Please restate, exactly as written, the lines running from the beginning of the material through the line that has "const yTicks = [0, 20, 40, 60, 80];" in it.

**** Provided material ****

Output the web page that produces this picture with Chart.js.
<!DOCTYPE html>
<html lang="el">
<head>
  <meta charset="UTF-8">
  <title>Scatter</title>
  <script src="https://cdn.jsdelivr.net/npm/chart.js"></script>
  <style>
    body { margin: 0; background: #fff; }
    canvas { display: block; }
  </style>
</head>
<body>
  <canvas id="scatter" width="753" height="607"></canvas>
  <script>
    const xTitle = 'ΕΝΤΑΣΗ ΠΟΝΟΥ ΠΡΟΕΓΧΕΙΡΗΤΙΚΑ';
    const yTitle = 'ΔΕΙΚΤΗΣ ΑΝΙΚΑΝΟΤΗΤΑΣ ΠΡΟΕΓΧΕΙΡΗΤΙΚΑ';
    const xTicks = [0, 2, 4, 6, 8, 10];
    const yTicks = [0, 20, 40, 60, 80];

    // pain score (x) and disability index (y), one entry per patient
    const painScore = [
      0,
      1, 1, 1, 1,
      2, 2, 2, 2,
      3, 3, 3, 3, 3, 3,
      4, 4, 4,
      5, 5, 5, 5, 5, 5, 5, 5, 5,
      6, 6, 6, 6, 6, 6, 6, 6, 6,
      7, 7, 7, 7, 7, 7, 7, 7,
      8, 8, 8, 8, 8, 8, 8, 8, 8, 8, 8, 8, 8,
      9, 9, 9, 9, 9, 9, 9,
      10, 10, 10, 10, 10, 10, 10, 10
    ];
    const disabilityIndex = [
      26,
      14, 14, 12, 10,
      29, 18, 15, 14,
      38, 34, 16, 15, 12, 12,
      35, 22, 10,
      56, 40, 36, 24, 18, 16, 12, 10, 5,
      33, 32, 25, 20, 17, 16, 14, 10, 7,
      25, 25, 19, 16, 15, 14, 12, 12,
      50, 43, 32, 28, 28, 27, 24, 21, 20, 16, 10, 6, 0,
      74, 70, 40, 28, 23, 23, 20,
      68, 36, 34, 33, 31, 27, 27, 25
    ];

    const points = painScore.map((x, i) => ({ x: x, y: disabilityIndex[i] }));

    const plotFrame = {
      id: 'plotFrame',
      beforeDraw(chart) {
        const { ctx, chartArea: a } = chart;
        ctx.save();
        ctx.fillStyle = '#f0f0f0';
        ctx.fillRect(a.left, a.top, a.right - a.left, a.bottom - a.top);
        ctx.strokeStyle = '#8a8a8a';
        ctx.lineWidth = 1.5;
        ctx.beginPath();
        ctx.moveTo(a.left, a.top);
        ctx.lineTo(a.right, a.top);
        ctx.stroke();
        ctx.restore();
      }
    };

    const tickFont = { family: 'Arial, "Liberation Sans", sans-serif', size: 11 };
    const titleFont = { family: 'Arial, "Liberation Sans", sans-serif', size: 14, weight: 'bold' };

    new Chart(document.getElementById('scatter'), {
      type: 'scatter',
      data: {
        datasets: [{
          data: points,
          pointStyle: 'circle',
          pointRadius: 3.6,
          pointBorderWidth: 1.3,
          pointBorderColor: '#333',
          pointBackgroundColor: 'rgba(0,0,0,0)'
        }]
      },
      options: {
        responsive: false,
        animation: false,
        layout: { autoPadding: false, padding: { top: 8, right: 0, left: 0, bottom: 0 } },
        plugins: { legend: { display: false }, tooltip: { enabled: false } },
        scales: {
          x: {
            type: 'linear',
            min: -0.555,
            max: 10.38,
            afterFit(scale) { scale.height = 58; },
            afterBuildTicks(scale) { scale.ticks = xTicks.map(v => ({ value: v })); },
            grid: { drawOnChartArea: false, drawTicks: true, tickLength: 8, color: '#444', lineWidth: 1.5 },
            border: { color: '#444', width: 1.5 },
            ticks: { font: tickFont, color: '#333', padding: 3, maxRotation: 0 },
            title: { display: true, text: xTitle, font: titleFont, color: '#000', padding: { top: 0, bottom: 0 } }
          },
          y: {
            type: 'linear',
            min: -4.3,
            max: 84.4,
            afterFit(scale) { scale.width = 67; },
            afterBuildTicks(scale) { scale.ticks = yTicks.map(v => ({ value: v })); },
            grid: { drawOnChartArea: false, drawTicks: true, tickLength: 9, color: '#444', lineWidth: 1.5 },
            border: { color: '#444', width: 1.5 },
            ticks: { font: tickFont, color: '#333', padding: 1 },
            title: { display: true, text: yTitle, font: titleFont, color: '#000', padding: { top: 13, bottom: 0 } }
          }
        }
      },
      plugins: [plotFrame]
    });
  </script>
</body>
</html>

****

▶ _Full answer_
Output the web page that produces this picture with Chart.js.
<!DOCTYPE html>
<html lang="el">
<head>
  <meta charset="UTF-8">
  <title>Scatter</title>
  <script src="https://cdn.jsdelivr.net/npm/chart.js"></script>
  <style>
    body { margin: 0; background: #fff; }
    canvas { display: block; }
  </style>
</head>
<body>
  <canvas id="scatter" width="753" height="607"></canvas>
  <script>
    const xTitle = 'ΕΝΤΑΣΗ ΠΟΝΟΥ ΠΡΟΕΓΧΕΙΡΗΤΙΚΑ';
    const yTitle = 'ΔΕΙΚΤΗΣ ΑΝΙΚΑΝΟΤΗΤΑΣ ΠΡΟΕΓΧΕΙΡΗΤΙΚΑ';
    const xTicks = [0, 2, 4, 6, 8, 10];
    const yTicks = [0, 20, 40, 60, 80];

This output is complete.